In the annals of glass making, the name Murano, a cluster of small island 1.5 km north of Venice, unfailingly inspires a sense of awe. For centuries, it was the center of European glass making, and even though the industry has shrunk since it peaked in the 16th century, today world-renowned glass-blowers still hone their craft in family-run furnaces on Murano, much as their predecessors did since Roman times.
To become a master is no easy feat — those who choose a life of fire typically begin an apprenticeship in their teens and train for at least 15 years until they are allowed to work as a humble laborer in a furnace. To become a master glass-blower, they must demonstrate special talent — and not everyone has what it takes.
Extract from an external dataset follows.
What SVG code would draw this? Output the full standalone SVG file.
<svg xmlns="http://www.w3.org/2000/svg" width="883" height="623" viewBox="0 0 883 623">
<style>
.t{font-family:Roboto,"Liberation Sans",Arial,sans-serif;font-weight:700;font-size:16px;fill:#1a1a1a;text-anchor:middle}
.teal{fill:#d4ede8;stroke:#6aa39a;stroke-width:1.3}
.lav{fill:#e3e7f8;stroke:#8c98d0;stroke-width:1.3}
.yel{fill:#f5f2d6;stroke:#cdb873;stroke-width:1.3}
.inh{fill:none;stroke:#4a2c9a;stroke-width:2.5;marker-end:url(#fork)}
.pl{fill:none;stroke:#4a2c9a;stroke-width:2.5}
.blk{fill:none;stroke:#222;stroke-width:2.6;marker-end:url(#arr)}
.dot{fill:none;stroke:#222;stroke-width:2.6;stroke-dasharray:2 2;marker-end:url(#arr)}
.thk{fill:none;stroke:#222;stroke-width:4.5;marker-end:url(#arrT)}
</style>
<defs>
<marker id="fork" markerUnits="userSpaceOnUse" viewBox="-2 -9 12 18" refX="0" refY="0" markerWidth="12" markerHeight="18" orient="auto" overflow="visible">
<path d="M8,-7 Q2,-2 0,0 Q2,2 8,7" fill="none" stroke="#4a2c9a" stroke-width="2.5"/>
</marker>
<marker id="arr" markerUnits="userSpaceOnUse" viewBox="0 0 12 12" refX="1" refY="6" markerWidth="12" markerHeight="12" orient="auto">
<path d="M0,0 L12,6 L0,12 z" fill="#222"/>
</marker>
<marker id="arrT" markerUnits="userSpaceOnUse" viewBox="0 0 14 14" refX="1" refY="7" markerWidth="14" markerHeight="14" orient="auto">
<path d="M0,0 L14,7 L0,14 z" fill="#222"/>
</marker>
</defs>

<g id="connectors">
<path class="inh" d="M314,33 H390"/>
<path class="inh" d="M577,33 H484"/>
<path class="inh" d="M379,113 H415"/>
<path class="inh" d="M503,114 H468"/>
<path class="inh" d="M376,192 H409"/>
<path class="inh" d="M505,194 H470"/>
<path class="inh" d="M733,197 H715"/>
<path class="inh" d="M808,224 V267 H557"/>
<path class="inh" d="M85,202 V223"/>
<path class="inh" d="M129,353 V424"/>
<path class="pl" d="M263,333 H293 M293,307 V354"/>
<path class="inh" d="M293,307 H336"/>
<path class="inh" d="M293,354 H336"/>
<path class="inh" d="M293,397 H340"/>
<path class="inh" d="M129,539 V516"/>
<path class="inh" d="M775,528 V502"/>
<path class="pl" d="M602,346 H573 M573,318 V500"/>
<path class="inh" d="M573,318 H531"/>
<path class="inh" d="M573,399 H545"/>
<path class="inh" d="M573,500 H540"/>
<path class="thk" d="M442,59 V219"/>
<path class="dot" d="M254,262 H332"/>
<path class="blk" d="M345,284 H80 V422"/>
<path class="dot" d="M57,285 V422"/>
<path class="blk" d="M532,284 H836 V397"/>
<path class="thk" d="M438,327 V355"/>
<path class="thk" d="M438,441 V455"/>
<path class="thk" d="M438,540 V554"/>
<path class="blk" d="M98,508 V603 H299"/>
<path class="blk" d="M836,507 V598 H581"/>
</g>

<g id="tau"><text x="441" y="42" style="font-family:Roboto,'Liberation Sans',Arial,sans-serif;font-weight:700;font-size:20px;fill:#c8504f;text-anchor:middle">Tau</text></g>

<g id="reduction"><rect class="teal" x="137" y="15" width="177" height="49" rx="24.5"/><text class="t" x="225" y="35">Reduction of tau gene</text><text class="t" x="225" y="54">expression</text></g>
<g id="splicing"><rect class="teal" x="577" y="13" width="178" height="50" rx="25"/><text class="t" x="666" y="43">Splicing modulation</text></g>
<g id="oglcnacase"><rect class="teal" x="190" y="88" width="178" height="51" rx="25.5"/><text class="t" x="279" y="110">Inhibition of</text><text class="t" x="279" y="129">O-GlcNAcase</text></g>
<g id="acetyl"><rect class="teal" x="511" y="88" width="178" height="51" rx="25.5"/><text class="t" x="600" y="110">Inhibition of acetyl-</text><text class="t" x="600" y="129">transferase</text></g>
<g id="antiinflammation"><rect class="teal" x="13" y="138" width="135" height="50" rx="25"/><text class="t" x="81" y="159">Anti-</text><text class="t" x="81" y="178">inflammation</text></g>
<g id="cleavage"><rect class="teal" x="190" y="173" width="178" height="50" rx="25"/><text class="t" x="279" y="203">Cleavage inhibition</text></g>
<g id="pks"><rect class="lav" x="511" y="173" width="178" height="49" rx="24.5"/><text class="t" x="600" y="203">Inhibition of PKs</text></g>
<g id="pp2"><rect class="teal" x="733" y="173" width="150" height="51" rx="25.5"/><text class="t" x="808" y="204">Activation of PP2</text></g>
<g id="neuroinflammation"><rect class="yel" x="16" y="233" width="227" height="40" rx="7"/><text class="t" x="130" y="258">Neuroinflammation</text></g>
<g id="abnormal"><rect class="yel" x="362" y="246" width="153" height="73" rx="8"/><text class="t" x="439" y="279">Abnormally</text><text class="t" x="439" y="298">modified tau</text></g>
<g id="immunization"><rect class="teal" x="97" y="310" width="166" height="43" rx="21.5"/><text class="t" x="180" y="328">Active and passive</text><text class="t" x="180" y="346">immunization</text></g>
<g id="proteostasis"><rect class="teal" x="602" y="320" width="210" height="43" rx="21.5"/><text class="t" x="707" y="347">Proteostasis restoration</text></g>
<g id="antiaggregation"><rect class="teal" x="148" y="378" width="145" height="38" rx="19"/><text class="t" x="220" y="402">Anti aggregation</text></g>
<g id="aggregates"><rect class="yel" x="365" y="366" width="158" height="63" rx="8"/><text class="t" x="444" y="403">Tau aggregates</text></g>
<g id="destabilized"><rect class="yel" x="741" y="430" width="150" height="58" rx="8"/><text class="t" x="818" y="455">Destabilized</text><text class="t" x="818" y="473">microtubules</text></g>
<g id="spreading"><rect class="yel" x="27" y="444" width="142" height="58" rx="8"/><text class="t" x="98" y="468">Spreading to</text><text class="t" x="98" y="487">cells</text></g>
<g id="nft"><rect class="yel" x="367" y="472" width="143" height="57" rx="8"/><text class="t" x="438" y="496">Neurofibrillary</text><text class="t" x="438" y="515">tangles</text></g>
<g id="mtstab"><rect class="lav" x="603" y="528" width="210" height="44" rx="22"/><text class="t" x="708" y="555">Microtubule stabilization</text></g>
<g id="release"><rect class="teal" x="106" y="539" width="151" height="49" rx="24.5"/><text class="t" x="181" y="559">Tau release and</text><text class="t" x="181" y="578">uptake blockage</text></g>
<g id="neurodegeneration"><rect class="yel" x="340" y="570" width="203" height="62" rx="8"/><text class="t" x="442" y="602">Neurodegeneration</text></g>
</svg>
Among the most revered names in Murano glass art is Lino Tagliapietra, who is widely regarded as the greatest exponent in the modern revival of Venetian glassblowing. Born in Murano in 1934, Tagliapietra started apprenticeship at the age of eleven, perfecting his glassblowing skills through years of observation, repetition and production. In his long career, he has experimented with different possibilities of the material, creating evocative works that combine unusual shape washed with a palette of vibrant colors. His works have been exhibited in private galleries as well as prestigious museums such as the Victoria and Albert in London, the Corning Museum of Glass in New York, and the Musee des Arts Decoratifs in Paris. For the past three decades, Tagliapietra has generously shared his and knowledge of traditional Venetian glassblowing techniques with younger artists and audiences around the world, sparking a new renaissance in this ancient art form.